> GIVEN DATA
★ ★ ★ ★ ★

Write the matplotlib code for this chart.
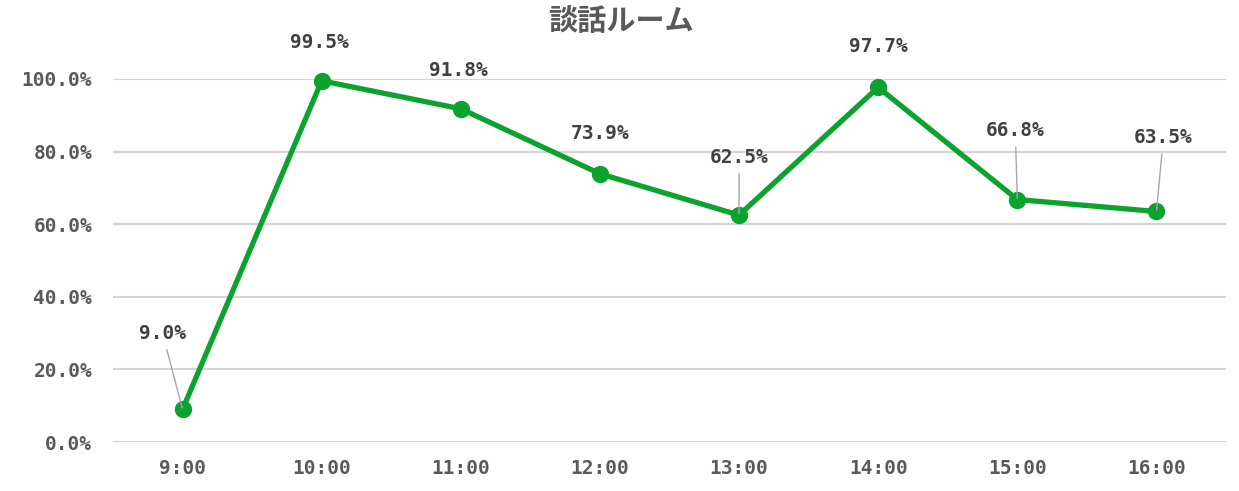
import matplotlib
matplotlib.use("Agg")
import matplotlib.pyplot as plt
from matplotlib.ticker import FuncFormatter

categories = ["9:00", "10:00", "11:00", "12:00", "13:00", "14:00", "15:00", "16:00"]
values = [9.0, 99.5, 91.8, 73.9, 62.5, 97.7, 66.8, 63.5]
yticks = [0, 20, 40, 60, 80, 100]
title = "談話ルーム"

# label offsets in pixels (dx, dy) and whether a leader line is drawn
label_offsets = [(-20, 76), (-2, 38), (-2, 38), (0, 40), (0, 58), (0, 41), (-2, 69), (7, 74)]
leaders = [True, False, False, False, True, False, True, True]

GREEN = "#0BA32E"
TXT = "#595959"
LBL = "#404040"
num_font = ["DejaVu Sans Mono"]

fig = plt.figure(figsize=(12.39, 4.91), dpi=100)
ax = fig.add_axes([113/1239, 1-442/491, (1226-113)/1239, (442-79)/491])

x = list(range(len(categories)))
ax.plot(x, values, color=GREEN, lw=3.8, marker="o", ms=11.5, zorder=3, clip_on=False,
        solid_joinstyle="round")

for i, v in enumerate(values):
    dx, dy = label_offsets[i]
    kw = {}
    if leaders[i]:
        kw["arrowprops"] = dict(arrowstyle="-", color="#A6A6A6", lw=1.0, shrinkA=3, shrinkB=1)
    ax.annotate(f"{v:.1f}%", xy=(i, v), xytext=(dx*0.72, dy*0.72), textcoords="offset points",
                ha="center", va="center", fontsize=14, fontweight="bold", color=LBL,
                family=num_font, annotation_clip=False, **kw)

ax.set_xlim(-0.5, len(categories)-0.5)
ax.set_ylim(0, 100)
ax.set_yticks(yticks)
ax.yaxis.set_major_formatter(FuncFormatter(lambda v, p: f"{v:.1f}%"))
ax.set_xticks(x)
ax.set_xticklabels(categories)
ax.grid(axis="y", color="#D4D4D4", lw=1.5, zorder=0)
ax.set_axisbelow(True)
for s in ax.spines.values():
    s.set_visible(False)
ax.tick_params(length=0, labelsize=14, labelcolor=TXT)
ax.tick_params(axis="y", pad=15)
ax.tick_params(axis="x", pad=12)
for lab in ax.get_xticklabels() + ax.get_yticklabels():
    lab.set_family(num_font)
    lab.set_fontweight("bold")

fig.text(621/1239, 1-21/491, title, ha="center", va="center",
         fontsize=21, fontweight="bold", color=TXT, family=["Noto Sans CJK JP", "DejaVu Sans"])

fig.savefig("out.png", dpi=100)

★ ★ ★ ★ ★

Quote, exactly and only, the lines from the first line of the data above through the line containing "family=num_font, annotation_clip=False, **kw)". The pictures do not belong in it.

> SOLUTION TO THIS TASK
Write the matplotlib code for this chart.
import matplotlib
matplotlib.use("Agg")
import matplotlib.pyplot as plt
from matplotlib.ticker import FuncFormatter

categories = ["9:00", "10:00", "11:00", "12:00", "13:00", "14:00", "15:00", "16:00"]
values = [9.0, 99.5, 91.8, 73.9, 62.5, 97.7, 66.8, 63.5]
yticks = [0, 20, 40, 60, 80, 100]
title = "談話ルーム"

# label offsets in pixels (dx, dy) and whether a leader line is drawn
label_offsets = [(-20, 76), (-2, 38), (-2, 38), (0, 40), (0, 58), (0, 41), (-2, 69), (7, 74)]
leaders = [True, False, False, False, True, False, True, True]

GREEN = "#0BA32E"
TXT = "#595959"
LBL = "#404040"
num_font = ["DejaVu Sans Mono"]

fig = plt.figure(figsize=(12.39, 4.91), dpi=100)
ax = fig.add_axes([113/1239, 1-442/491, (1226-113)/1239, (442-79)/491])

x = list(range(len(categories)))
ax.plot(x, values, color=GREEN, lw=3.8, marker="o", ms=11.5, zorder=3, clip_on=False,
        solid_joinstyle="round")

for i, v in enumerate(values):
    dx, dy = label_offsets[i]
    kw = {}
    if leaders[i]:
        kw["arrowprops"] = dict(arrowstyle="-", color="#A6A6A6", lw=1.0, shrinkA=3, shrinkB=1)
    ax.annotate(f"{v:.1f}%", xy=(i, v), xytext=(dx*0.72, dy*0.72), textcoords="offset points",
                ha="center", va="center", fontsize=14, fontweight="bold", color=LBL,
                family=num_font, annotation_clip=False, **kw)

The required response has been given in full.